Pak Maki, saya biasa memanggilnya, adalah seorang tukang bangunan. Awalnya ia sering mengerjakan renovasi di rumah kami. Karena hasil pekerjaannya cukup bagus lewat info dari mulut ke mulut tetangga bergiliran memakai jasanya. Satu hal yang saya kagumi pada sosok pak Maki adalah kemampuan serba bisanya. Tidak seperti tukang sekarang yang hanya menguasai satu keahlian Kayu, atau batu saja, ia menguasai keduanya.

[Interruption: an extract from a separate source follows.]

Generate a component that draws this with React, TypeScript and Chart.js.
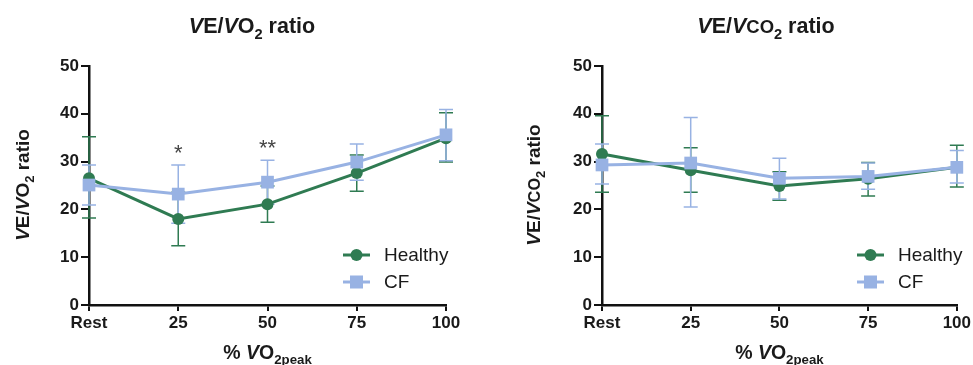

Waktu itu di era 90an teknologi bangunan belum semaju sekarang. Saya bisa bilang begitu karena dari bahan, cara dan teknik pengerjaan berbeda dengan saat ini. Contohnya penggunaan material semen merah, bagi generasi yang lahir di tahun 90an mungkin tak menjumpai material ini. Bagi Anda yang belum tahun apa itu semen merah, sebenarnya adalah tumbukan halus dari sisa batu bata. Kebetulan ada tetangga saya yang bikin semen merah dan saya tahu benar proses pembuatannya. Cara pembuatanya memang benar-benar manual saat itu, yaitu pecahan batu bata dipukul dengan besi hingga halus kemudian diayak, cukup simpel bukan. 

Lalu bagaimana aplikasinya? Oke begini penggunaan dari semen merah. Material ini dicampur dengan bahan lain untuk membuat "lepa" atau mortar untuk plester dan pasang. Material lain yang digunakan adalah kapur, pasir dan semen merah. Waktu itu jarang menggunakan semen portland. Sebagai info kapur yang digunakan juga bukanlah kapur bubuk seperti yang sekarang, namun batu kapur. Batu kapur ini biasanya dbeli masih berupa bongkahan. Agar bisa digunakan sebagai campuran semen merah bongkahan ini ditaruh di penampungan sendiri bisa bekas tong, atau lubang selanjutnya diberi air. Setelah terkena air batu kapur akan mengalami reaksi. Air dari kapur tersebut, warnanya putih susu, dicampur dengan semen merah dan pasir.

Apakah sesederhana itu? Ya betul. Seingat saya memang seperti itu dan ada banyak bagian dari rumah di Tulungagung masih peninggalan kosntruksi lama menggunakan material tersebut. Satu hal lagi yang membedakan dengan era sekaranng adalah soal penggunaan tulangan baja. Di era 80an dan 90an awal rumah di kampung saya jarang yang dibangun menggunakan besi tulangan. Karena tidak menggunakan besi untuk dinding luar memakan pasangan 3/4 batu bata dan menggunakan pilaster sebagai pengganti kolom.

Seiring dengan perkembangan jaman dan semakin tinggi kesadaran masyarakat akan langkah tepat membangun rumah, cara yang saya jumpai di masa lalu sudah ditinggalkan. Masyarakat mulai faham seperti apa bahan dan cara yang benar dalam membangun rumah.